>> BEGIN

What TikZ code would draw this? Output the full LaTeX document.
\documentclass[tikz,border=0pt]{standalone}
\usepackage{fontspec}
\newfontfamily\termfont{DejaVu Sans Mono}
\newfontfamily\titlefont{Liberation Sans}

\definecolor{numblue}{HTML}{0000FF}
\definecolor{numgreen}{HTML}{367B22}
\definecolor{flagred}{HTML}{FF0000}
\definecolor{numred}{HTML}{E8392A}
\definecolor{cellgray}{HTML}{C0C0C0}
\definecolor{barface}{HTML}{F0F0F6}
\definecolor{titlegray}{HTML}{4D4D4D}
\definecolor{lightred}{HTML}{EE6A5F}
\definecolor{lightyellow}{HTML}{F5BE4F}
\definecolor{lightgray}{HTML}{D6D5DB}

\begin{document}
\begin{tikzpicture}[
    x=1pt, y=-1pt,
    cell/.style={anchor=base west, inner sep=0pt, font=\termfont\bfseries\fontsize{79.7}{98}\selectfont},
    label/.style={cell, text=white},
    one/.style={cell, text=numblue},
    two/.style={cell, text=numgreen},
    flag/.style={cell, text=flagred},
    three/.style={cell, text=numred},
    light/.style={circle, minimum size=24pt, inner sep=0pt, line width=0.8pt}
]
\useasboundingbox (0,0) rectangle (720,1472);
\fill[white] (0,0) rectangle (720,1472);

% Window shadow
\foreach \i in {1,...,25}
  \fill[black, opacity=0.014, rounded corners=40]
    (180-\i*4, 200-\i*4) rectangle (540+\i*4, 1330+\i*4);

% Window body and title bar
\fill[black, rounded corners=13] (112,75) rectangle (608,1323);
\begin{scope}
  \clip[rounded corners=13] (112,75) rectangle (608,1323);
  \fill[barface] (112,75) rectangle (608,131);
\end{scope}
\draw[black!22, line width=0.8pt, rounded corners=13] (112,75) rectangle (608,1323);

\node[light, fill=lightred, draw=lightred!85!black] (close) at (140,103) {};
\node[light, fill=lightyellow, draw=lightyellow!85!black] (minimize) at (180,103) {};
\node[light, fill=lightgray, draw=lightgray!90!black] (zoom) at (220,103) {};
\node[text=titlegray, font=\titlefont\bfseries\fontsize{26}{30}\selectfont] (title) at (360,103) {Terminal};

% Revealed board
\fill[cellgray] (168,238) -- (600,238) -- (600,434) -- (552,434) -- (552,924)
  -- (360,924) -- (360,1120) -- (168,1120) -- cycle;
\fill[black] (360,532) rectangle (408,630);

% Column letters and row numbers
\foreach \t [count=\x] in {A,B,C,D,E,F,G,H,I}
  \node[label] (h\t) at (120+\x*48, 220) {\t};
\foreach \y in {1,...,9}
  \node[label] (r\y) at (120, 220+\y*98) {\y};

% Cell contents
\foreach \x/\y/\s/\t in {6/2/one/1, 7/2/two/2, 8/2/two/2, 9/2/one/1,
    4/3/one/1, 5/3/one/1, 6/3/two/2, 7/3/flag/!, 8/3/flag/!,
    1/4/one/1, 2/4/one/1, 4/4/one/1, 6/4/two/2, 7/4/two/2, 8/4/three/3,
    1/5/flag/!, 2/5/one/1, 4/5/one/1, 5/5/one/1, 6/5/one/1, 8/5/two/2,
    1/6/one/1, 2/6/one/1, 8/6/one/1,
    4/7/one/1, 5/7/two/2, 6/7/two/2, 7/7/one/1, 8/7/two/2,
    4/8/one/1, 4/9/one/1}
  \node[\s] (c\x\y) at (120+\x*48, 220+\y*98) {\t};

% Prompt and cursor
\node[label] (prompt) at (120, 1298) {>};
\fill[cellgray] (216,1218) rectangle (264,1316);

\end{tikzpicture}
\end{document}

>> END

→ **Written request**
Type out all of the material again, word for word.

→ **Complete answer**
What TikZ code would draw this? Output the full LaTeX document.
\documentclass[tikz,border=0pt]{standalone}
\usepackage{fontspec}
\newfontfamily\termfont{DejaVu Sans Mono}
\newfontfamily\titlefont{Liberation Sans}

\definecolor{numblue}{HTML}{0000FF}
\definecolor{numgreen}{HTML}{367B22}
\definecolor{flagred}{HTML}{FF0000}
\definecolor{numred}{HTML}{E8392A}
\definecolor{cellgray}{HTML}{C0C0C0}
\definecolor{barface}{HTML}{F0F0F6}
\definecolor{titlegray}{HTML}{4D4D4D}
\definecolor{lightred}{HTML}{EE6A5F}
\definecolor{lightyellow}{HTML}{F5BE4F}
\definecolor{lightgray}{HTML}{D6D5DB}

\begin{document}
\begin{tikzpicture}[
    x=1pt, y=-1pt,
    cell/.style={anchor=base west, inner sep=0pt, font=\termfont\bfseries\fontsize{79.7}{98}\selectfont},
    label/.style={cell, text=white},
    one/.style={cell, text=numblue},
    two/.style={cell, text=numgreen},
    flag/.style={cell, text=flagred},
    three/.style={cell, text=numred},
    light/.style={circle, minimum size=24pt, inner sep=0pt, line width=0.8pt}
]
\useasboundingbox (0,0) rectangle (720,1472);
\fill[white] (0,0) rectangle (720,1472);

% Window shadow
\foreach \i in {1,...,25}
  \fill[black, opacity=0.014, rounded corners=40]
    (180-\i*4, 200-\i*4) rectangle (540+\i*4, 1330+\i*4);

% Window body and title bar
\fill[black, rounded corners=13] (112,75) rectangle (608,1323);
\begin{scope}
  \clip[rounded corners=13] (112,75) rectangle (608,1323);
  \fill[barface] (112,75) rectangle (608,131);
\end{scope}
\draw[black!22, line width=0.8pt, rounded corners=13] (112,75) rectangle (608,1323);

\node[light, fill=lightred, draw=lightred!85!black] (close) at (140,103) {};
\node[light, fill=lightyellow, draw=lightyellow!85!black] (minimize) at (180,103) {};
\node[light, fill=lightgray, draw=lightgray!90!black] (zoom) at (220,103) {};
\node[text=titlegray, font=\titlefont\bfseries\fontsize{26}{30}\selectfont] (title) at (360,103) {Terminal};

% Revealed board
\fill[cellgray] (168,238) -- (600,238) -- (600,434) -- (552,434) -- (552,924)
  -- (360,924) -- (360,1120) -- (168,1120) -- cycle;
\fill[black] (360,532) rectangle (408,630);

% Column letters and row numbers
\foreach \t [count=\x] in {A,B,C,D,E,F,G,H,I}
  \node[label] (h\t) at (120+\x*48, 220) {\t};
\foreach \y in {1,...,9}
  \node[label] (r\y) at (120, 220+\y*98) {\y};

% Cell contents
\foreach \x/\y/\s/\t in {6/2/one/1, 7/2/two/2, 8/2/two/2, 9/2/one/1,
    4/3/one/1, 5/3/one/1, 6/3/two/2, 7/3/flag/!, 8/3/flag/!,
    1/4/one/1, 2/4/one/1, 4/4/one/1, 6/4/two/2, 7/4/two/2, 8/4/three/3,
    1/5/flag/!, 2/5/one/1, 4/5/one/1, 5/5/one/1, 6/5/one/1, 8/5/two/2,
    1/6/one/1, 2/6/one/1, 8/6/one/1,
    4/7/one/1, 5/7/two/2, 6/7/two/2, 7/7/one/1, 8/7/two/2,
    4/8/one/1, 4/9/one/1}
  \node[\s] (c\x\y) at (120+\x*48, 220+\y*98) {\t};

% Prompt and cursor
\node[label] (prompt) at (120, 1298) {>};
\fill[cellgray] (216,1218) rectangle (264,1316);

\end{tikzpicture}
\end{document}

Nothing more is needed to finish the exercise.